▶ [Given exercise]:
Reproduce the top of the data verbatim, through and including the line that contains "1380, 1410, 1440]".

**** Recorded data

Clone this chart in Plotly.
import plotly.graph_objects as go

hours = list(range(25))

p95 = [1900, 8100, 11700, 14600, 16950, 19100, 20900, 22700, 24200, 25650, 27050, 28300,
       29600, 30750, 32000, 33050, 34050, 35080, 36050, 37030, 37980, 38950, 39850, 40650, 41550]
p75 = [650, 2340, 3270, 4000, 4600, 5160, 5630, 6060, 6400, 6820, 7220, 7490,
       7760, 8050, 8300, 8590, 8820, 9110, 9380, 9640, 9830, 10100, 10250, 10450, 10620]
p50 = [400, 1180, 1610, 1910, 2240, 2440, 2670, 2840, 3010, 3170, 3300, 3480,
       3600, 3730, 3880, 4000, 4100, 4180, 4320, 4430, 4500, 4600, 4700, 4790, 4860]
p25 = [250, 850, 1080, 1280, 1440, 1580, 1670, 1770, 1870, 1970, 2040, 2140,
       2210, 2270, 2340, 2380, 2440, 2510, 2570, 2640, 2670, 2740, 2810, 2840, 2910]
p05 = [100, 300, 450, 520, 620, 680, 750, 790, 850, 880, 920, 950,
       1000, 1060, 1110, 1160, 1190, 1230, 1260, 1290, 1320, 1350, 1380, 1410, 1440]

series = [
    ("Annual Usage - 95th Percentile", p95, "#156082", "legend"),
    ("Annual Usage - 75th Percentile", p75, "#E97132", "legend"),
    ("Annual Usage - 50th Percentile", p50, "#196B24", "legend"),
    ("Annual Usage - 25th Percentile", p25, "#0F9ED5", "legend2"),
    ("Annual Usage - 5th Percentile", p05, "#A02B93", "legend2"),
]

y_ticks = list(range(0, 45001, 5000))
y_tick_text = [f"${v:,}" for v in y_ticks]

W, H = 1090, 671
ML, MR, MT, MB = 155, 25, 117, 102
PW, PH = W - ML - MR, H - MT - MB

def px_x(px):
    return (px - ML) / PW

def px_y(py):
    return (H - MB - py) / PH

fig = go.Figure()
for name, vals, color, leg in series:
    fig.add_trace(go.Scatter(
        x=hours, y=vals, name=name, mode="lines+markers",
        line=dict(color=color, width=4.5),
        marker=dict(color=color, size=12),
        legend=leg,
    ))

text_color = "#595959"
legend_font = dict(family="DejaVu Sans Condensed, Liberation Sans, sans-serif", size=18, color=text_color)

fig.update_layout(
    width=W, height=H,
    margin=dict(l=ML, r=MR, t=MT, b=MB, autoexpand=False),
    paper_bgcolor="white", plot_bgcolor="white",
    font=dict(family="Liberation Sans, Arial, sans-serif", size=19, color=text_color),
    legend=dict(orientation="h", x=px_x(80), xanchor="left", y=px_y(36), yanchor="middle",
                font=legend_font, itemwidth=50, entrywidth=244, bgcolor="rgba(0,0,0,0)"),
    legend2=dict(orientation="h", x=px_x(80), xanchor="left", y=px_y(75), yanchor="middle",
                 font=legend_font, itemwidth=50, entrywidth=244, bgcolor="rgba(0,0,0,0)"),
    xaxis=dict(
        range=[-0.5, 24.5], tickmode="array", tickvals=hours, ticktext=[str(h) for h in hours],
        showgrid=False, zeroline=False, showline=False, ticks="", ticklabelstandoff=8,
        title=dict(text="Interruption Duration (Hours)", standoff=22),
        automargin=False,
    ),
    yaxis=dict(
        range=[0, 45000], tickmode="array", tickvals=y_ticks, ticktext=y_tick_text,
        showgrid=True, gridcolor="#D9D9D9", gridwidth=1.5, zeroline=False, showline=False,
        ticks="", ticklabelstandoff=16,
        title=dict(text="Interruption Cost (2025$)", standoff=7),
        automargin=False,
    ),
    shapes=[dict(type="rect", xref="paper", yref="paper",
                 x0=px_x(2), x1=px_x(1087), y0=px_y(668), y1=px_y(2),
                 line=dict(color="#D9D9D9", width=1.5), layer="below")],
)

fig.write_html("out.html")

********

▶ [Answer in full]:
Clone this chart in Plotly.
import plotly.graph_objects as go

hours = list(range(25))

p95 = [1900, 8100, 11700, 14600, 16950, 19100, 20900, 22700, 24200, 25650, 27050, 28300,
       29600, 30750, 32000, 33050, 34050, 35080, 36050, 37030, 37980, 38950, 39850, 40650, 41550]
p75 = [650, 2340, 3270, 4000, 4600, 5160, 5630, 6060, 6400, 6820, 7220, 7490,
       7760, 8050, 8300, 8590, 8820, 9110, 9380, 9640, 9830, 10100, 10250, 10450, 10620]
p50 = [400, 1180, 1610, 1910, 2240, 2440, 2670, 2840, 3010, 3170, 3300, 3480,
       3600, 3730, 3880, 4000, 4100, 4180, 4320, 4430, 4500, 4600, 4700, 4790, 4860]
p25 = [250, 850, 1080, 1280, 1440, 1580, 1670, 1770, 1870, 1970, 2040, 2140,
       2210, 2270, 2340, 2380, 2440, 2510, 2570, 2640, 2670, 2740, 2810, 2840, 2910]
p05 = [100, 300, 450, 520, 620, 680, 750, 790, 850, 880, 920, 950,
       1000, 1060, 1110, 1160, 1190, 1230, 1260, 1290, 1320, 1350, 1380, 1410, 1440]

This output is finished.